_TASK DIRECTIONS_.
Gather up every line that includes the string "this".

_SUPPLIED MATERIAL_.

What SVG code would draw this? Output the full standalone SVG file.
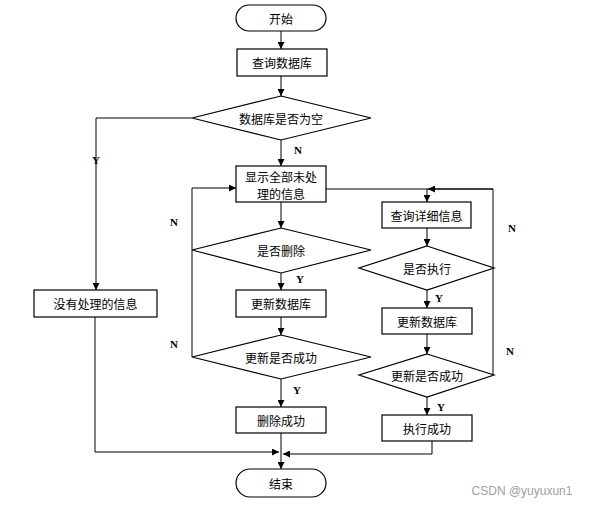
<svg xmlns="http://www.w3.org/2000/svg" width="591" height="506" viewBox="0 0 591 506">
<defs>
<marker id="arr" viewBox="0 0 10 10" refX="10" refY="5" markerWidth="7" markerHeight="7" markerUnits="userSpaceOnUse" orient="auto">
<path d="M0,0 L10,5 L0,10 z" fill="#000"/>
</marker>
<style>
.s{fill:#fff;stroke:#000;stroke-width:1.2}
.c{fill:none;stroke:#000;stroke-width:1}
.t{font-family:"Noto Sans CJK SC","Noto Sans",sans-serif;font-size:12px;fill:#000;text-anchor:middle;dominant-baseline:central}
.l{font-family:"Liberation Serif",serif;font-size:11px;font-weight:bold;fill:#000;text-anchor:middle;dominant-baseline:central}
</style>
</defs>
<rect width="591" height="506" fill="#fff"/>
<g id="connectors">
<line class="c" x1="281" y1="31" x2="281" y2="49" marker-end="url(#arr)"/>
<line class="c" x1="281" y1="76" x2="281" y2="96" marker-end="url(#arr)"/>
<line class="c" x1="281" y1="140" x2="281" y2="166" marker-end="url(#arr)"/>
<line class="c" x1="281" y1="202" x2="281" y2="228" marker-end="url(#arr)"/>
<line class="c" x1="281" y1="273" x2="281" y2="290" marker-end="url(#arr)"/>
<line class="c" x1="281" y1="317" x2="281" y2="335" marker-end="url(#arr)"/>
<line class="c" x1="281" y1="379" x2="281" y2="407" marker-end="url(#arr)"/>
<line class="c" x1="281" y1="433" x2="281" y2="469" marker-end="url(#arr)"/>
<polyline class="c" points="192,118 96,118 96,290" marker-end="url(#arr)"/>
<polyline class="c" points="95,317 95,452 279,452" marker-end="url(#arr)"/>
<polyline class="c" points="192,357 192,188 236,188" marker-end="url(#arr)"/>
<polyline class="c" points="326,189 493,189 493,375"/>
<line class="c" x1="493" y1="189" x2="428" y2="189" marker-end="url(#arr)"/>
<line class="c" x1="427" y1="189" x2="427" y2="202" marker-end="url(#arr)"/>
<line class="c" x1="427" y1="228" x2="427" y2="246" marker-end="url(#arr)"/>
<line class="c" x1="427" y1="290" x2="427" y2="308" marker-end="url(#arr)"/>
<line class="c" x1="427" y1="334" x2="427" y2="354" marker-end="url(#arr)"/>
<line class="c" x1="427" y1="397" x2="427" y2="415" marker-end="url(#arr)"/>
<polyline class="c" points="432,441 432,454 283,454" marker-end="url(#arr)"/>
<text class="l" x="298" y="150">N</text>
<text class="l" x="96" y="160">Y</text>
<text class="l" x="174" y="222">N</text>
<text class="l" x="300" y="279">Y</text>
<text class="l" x="174" y="344">N</text>
<text class="l" x="297" y="390">Y</text>
<text class="l" x="512" y="228">N</text>
<text class="l" x="439" y="298">Y</text>
<text class="l" x="510" y="351">N</text>
<text class="l" x="441" y="407">Y</text>
</g>
<g id="start">
<rect class="s" x="236" y="5" width="90" height="26" rx="13" ry="13"/>
<text class="t" x="281" y="18">开始</text>
</g>
<g id="query-db">
<rect class="s" x="237" y="49" width="90" height="27"/>
<text class="t" x="282" y="62.5">查询数据库</text>
</g>
<g id="db-empty">
<polygon class="s" points="281,96 371,118 281,140 192,118"/>
<text class="t" x="281" y="118">数据库是否为空</text>
</g>
<g id="no-info">
<rect class="s" x="34" y="290" width="123" height="27"/>
<text class="t" x="95.5" y="303.5">没有处理的信息</text>
</g>
<g id="show-all">
<rect class="s" x="236" y="166" width="90" height="36"/>
<text class="t" x="281" y="176.5" font-size="11.5">显示全部未处</text>
<text class="t" x="281" y="193" font-size="11.5">理的信息</text>
</g>
<g id="is-delete">
<polygon class="s" points="281,228 371,250 281,273 192,250"/>
<text class="t" x="281" y="250">是否删除</text>
</g>
<g id="update-db-left">
<rect class="s" x="236" y="290" width="90" height="27"/>
<text class="t" x="281" y="303.5">更新数据库</text>
</g>
<g id="update-ok-left">
<polygon class="s" points="281,335 371,357 281,379 192,357"/>
<text class="t" x="281" y="357">更新是否成功</text>
</g>
<g id="delete-ok">
<rect class="s" x="236" y="407" width="90" height="26"/>
<text class="t" x="281" y="420">删除成功</text>
</g>
<g id="query-detail">
<rect class="s" x="382" y="202" width="89" height="26"/>
<text class="t" x="426.5" y="215">查询详细信息</text>
</g>
<g id="is-exec">
<polygon class="s" points="427,246 494,268 427,290 359,268"/>
<text class="t" x="427" y="268">是否执行</text>
</g>
<g id="update-db-right">
<rect class="s" x="382" y="308" width="90" height="26"/>
<text class="t" x="427" y="321">更新数据库</text>
</g>
<g id="update-ok-right">
<polygon class="s" points="427,354 494,375 427,397 359,375"/>
<text class="t" x="427" y="375">更新是否成功</text>
</g>
<g id="exec-ok">
<rect class="s" x="382" y="415" width="90" height="26"/>
<text class="t" x="427" y="428">执行成功</text>
</g>
<g id="end">
<rect class="s" x="236" y="469" width="90" height="28" rx="14" ry="14"/>
<text class="t" x="281" y="483">结束</text>
</g>
<text x="522" y="491" font-family="Liberation Sans, Arial, sans-serif" font-size="12" fill="#a0a0a0" text-anchor="middle" dominant-baseline="central">CSDN @yuyuxun1</text>
</svg>
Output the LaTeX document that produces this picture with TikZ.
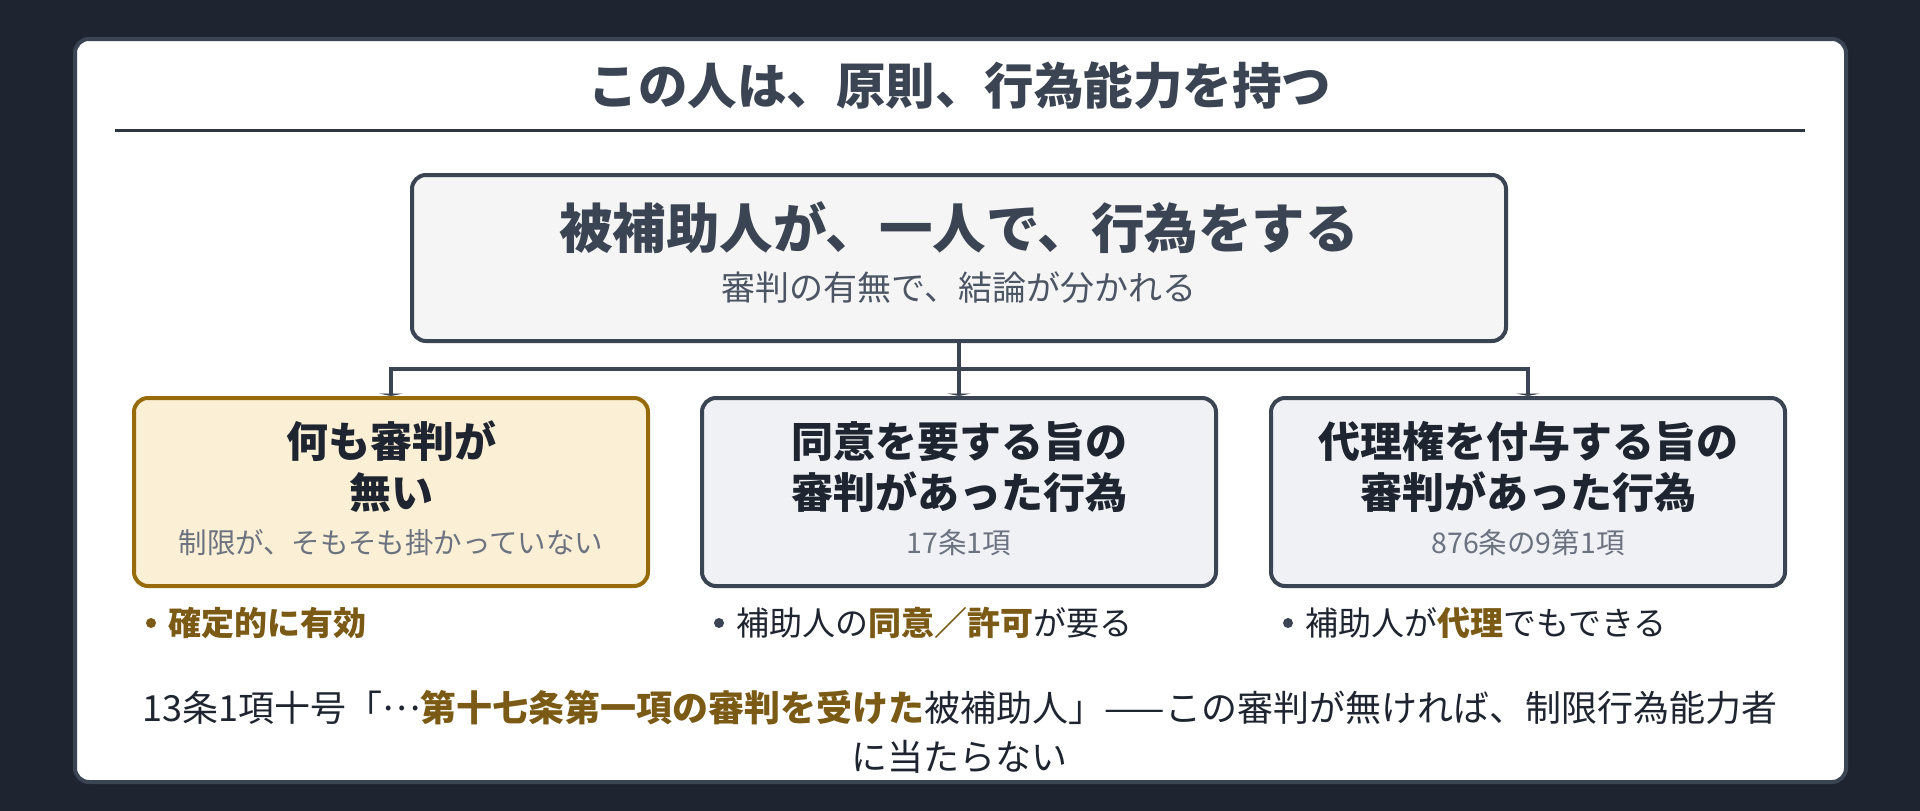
\documentclass[tikz,border=0pt]{standalone}
\usepackage{fontspec}
\setmainfont{Noto Sans CJK JP}
\usetikzlibrary{positioning,arrows.meta}

\definecolor{bgdark}{HTML}{1E2530}
\definecolor{slate}{HTML}{3B4452}
\definecolor{rulecol}{HTML}{2D3540}
\definecolor{topfill}{HTML}{F5F5F5}
\definecolor{boxfill}{HTML}{F0F1F5}
\definecolor{creamfill}{HTML}{FBEFD5}
\definecolor{creamline}{HTML}{976A0A}
\definecolor{gold}{HTML}{7A5A14}
\definecolor{inkdark}{HTML}{1F2530}
\definecolor{subgray}{HTML}{6B7280}
\definecolor{midgray}{HTML}{4B5563}

\newcommand{\hl}[1]{\textbf{\textcolor{gold}{#1}}}

\begin{document}
\begin{tikzpicture}[x=1pt,y=-1pt,
    box/.style={draw=slate, line width=4pt, rounded corners=14pt, inner sep=0pt,
      minimum width=514pt, minimum height=188pt, fill=boxfill},
    link/.style={draw=slate, line width=4pt},
    head/.style={text=inkdark, align=center, inner sep=0pt,
      font=\fontsize{42}{51}\selectfont\bfseries},
    note/.style={text=subgray, inner sep=0pt, font=\fontsize{28.5}{34}\selectfont},
    dotmark/.style={circle, inner sep=0pt, minimum size=10pt, fill=slate},
    point/.style={text=inkdark, inner sep=0pt, anchor=west, font=\fontsize{33}{40}\selectfont}]

  % background and card
  \fill[bgdark] (0,0) rectangle (1920,811);
  \draw[slate, line width=4pt, fill=white, rounded corners=14pt] (75,39) rectangle (1846,782);

  \node[text=slate, inner sep=0pt] (title) at (960,86)
    {\fontsize{49.5}{59}\selectfont\bfseries この人は、原則、行為能力を持つ};
  \draw[rulecol, line width=3pt] (115,130) -- (1805,130);

  % top box
  \node[box, fill=topfill, minimum width=1094pt, minimum height=166pt] (act) at (959,258) {};
  \node[text=slate, inner sep=0pt] (acttext) at (959,228)
    {\fontsize{53.5}{64}\selectfont\bfseries 被補助人が、一人で、行為をする};
  \node[text=midgray, inner sep=0pt] (actnote) at (959,288)
    {\fontsize{34}{40}\selectfont 審判の有無で、結論が分かれる};

  % three cases
  \node[box, draw=creamline, fill=creamfill] (nojudge) at (391,492) {};
  \node[box] (consent) at (959,492) {};
  \node[box] (agent) at (1528,492) {};

  \node[head] (nojudgetext) at (391,467) {何も審判が\\無い};
  \node[note] (nojudgenote) at (391,543) {制限が、そもそも掛かっていない};
  \node[head] (consenttext) at (959,467) {同意を要する旨の\\審判があった行為};
  \node[note] (consentnote) at (959,543) {17条1項};
  \node[head] (agenttext) at (1528,467) {代理権を付与する旨の\\審判があった行為};
  \node[note] (agentnote) at (1528,543) {876条の9第1項};

  % connectors
  \coordinate (fork) at (959,369);
  \draw[link] (act.south) -- (fork);
  \foreach \b in {nojudge,consent,agent}
    \draw[link, -{Triangle[length=2.5pt,width=24pt]}] (fork) -| (\b.north);

  % points under the boxes
  \node[dotmark, fill=gold] (dot1) at (151,623) {};
  \node[point, right=12pt of dot1] (point1) {\hl{確定的に有効}};
  \node[dotmark] (dot2) at (719,623) {};
  \node[point, right=12pt of dot2] (point2) {補助人の\hl{同意／許可}が要る};
  \node[dotmark] (dot3) at (1288,623) {};
  \node[point, right=12pt of dot3] (point3) {補助人が\hl{代理}でもできる};

  % law text
  \node[text=inkdark, align=center, inner sep=0pt, font=\fontsize{36}{49}\selectfont] (lawtext) at (960,732)
    {13条1項十号「\raisebox{0.3em}{…}\hl{第十七条第一項の審判を受けた}被補助人」——この審判が無ければ、制限行為能力者\\に当たらない};
\end{tikzpicture}
\end{document}
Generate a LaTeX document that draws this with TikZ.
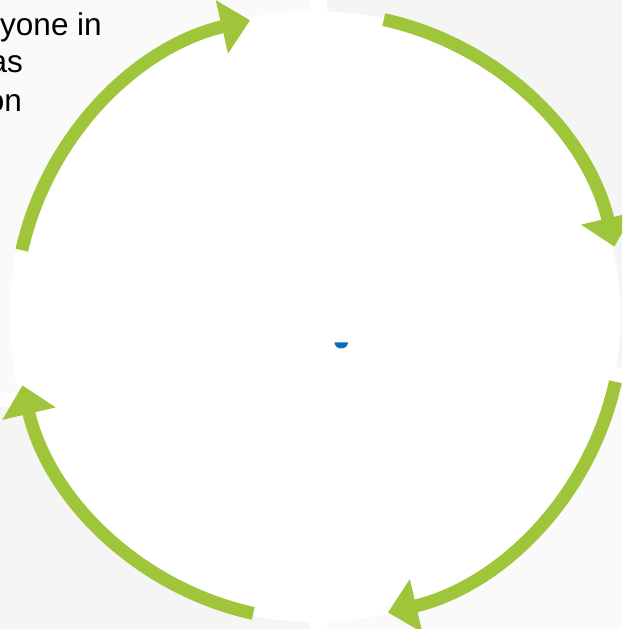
\documentclass[tikz,border=0pt]{standalone}
\usepackage{fontspec}
\setmainfont{Liberation Sans}
\usetikzlibrary{arrows.meta}
\definecolor{arrgreen}{RGB}{159,197,58}
\definecolor{panelA}{RGB}{250,250,250}
\definecolor{panelB}{RGB}{245,245,245}
\definecolor{dotblue}{RGB}{10,110,190}
\tikzset{
  cyclearrow/.style={draw=arrgreen, line width=13pt,
    -{Triangle[length=29pt,width=53pt]}},
  fragtext/.style={anchor=base east, inner sep=0pt, font=\fontsize{31.5}{37}\selectfont, text=black}
}
\begin{document}
\begin{tikzpicture}[x=1pt,y=1pt]
\useasboundingbox (0,0) rectangle (622,629);
\clip (0,0) rectangle (622,629);
\fill[white] (0,0) rectangle (622,629);
% panels
\fill[panelA] (0,236) rectangle (310,629);
\fill[panelB] (327,261) rectangle (622,629);
\fill[panelB] (0,0) rectangle (310,222);
\fill[panelA] (327,0) rectangle (622,247);
% white disc
\coordinate (disc) at (315,312.5);
\fill[white] (disc) circle[radius=305.5];
% text fragments
\node[fragtext] (t1) at (102,593) {yone in};
\node[fragtext] (t2) at (23,556) {as};
\node[fragtext] (t3) at (22,517) {on};
% arrows
\coordinate (c) at (318.5,312.5);
\draw[cyclearrow] ([shift={(c)}]167.4:304) arc[start angle=167.4, end angle=103, radius=304];
\draw[cyclearrow] ([shift={(c)}]77.6:304) arc[start angle=77.6, end angle=13.3, radius=304];
\draw[cyclearrow] ([shift={(c)}]-12.4:304) arc[start angle=-12.4, end angle=-76.8, radius=304];
\draw[cyclearrow] ([shift={(c)}]-102.4:304) arc[start angle=-102.4, end angle=-166.9, radius=304];
% blue mark
\fill[dotblue] (348,286.5) arc[start angle=0, end angle=-180, x radius=6.75, y radius=6] -- cycle;
\end{tikzpicture}
\end{document}
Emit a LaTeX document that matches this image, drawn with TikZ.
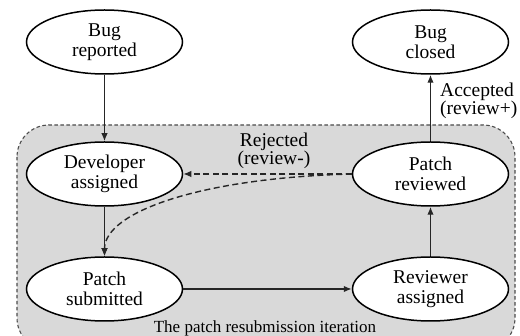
\documentclass[tikz,border=0pt]{standalone}
\usepackage{fontspec}
\setmainfont{Liberation Serif}
\usetikzlibrary{shapes.geometric,arrows.meta}
\begin{document}
\begin{tikzpicture}[x=1pt,y=-1pt,
 state/.style={ellipse,draw=black,line width=1.5pt,fill=white,minimum width=156pt,minimum height=64pt,inner sep=0pt,align=center,font=\fontsize{19.5}{20}\selectfont},
 lbl/.style={align=center,font=\fontsize{19.5}{18}\selectfont,inner sep=0pt},
 flow/.style={draw=black!85,line width=1.4pt,-{Latex[length=8pt,width=6.5pt]}},
 back/.style={flow,dash pattern=on 6pt off 3.5pt}]
\useasboundingbox (0,0) rectangle (520,336);
\begin{scope}
\clip (0,0) rectangle (520,336);
\draw[fill=black!15,draw=black!70,line width=1.1pt,dash pattern=on 3.5pt off 2.5pt,rounded corners=32pt] (17,125) rectangle (515,350);
\end{scope}
\node[state] (br) at (104.5,42) {Bug\\reported};
\node[state] (bc) at (430.5,42) {Bug\\closed};
\node[state] (da) at (104.5,174) {Developer\\assigned};
\node[state] (pr) at (430.5,174) {Patch\\reviewed};
\node[state] (ps) at (104.5,289) {Patch\\submitted};
\node[state] (ra) at (430.5,289) {Reviewer\\assigned};
\draw[flow] (br) -- (da);
\draw[flow] (da) -- (ps);
\draw[flow] (ps) -- (ra);
\draw[flow] (ra) -- (pr);
\draw[flow] (pr) -- (bc);
\draw[back] (pr.west) -- (da.east);
\draw[back] (pr.west) .. controls (200,178) and (104.5,212) .. (ps.north);
\node[lbl] (rej) at (274,151) {Rejected\\(review-)};
\node[lbl,anchor=west,align=left] (acc) at (440,101) {Accepted\\(review+)};
\node[inner sep=0pt,font=\fontsize{17}{17}\selectfont] (cap) at (265,328) {The patch resubmission iteration};
\end{tikzpicture}
\end{document}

_TASK RESULT_.
What SVG code would draw this? Output the full standalone SVG file.
Output the LaTeX document that produces this picture with TikZ.
Generate a LaTeX document that draws this with TikZ.
Emit a LaTeX document that matches this image, drawn with TikZ.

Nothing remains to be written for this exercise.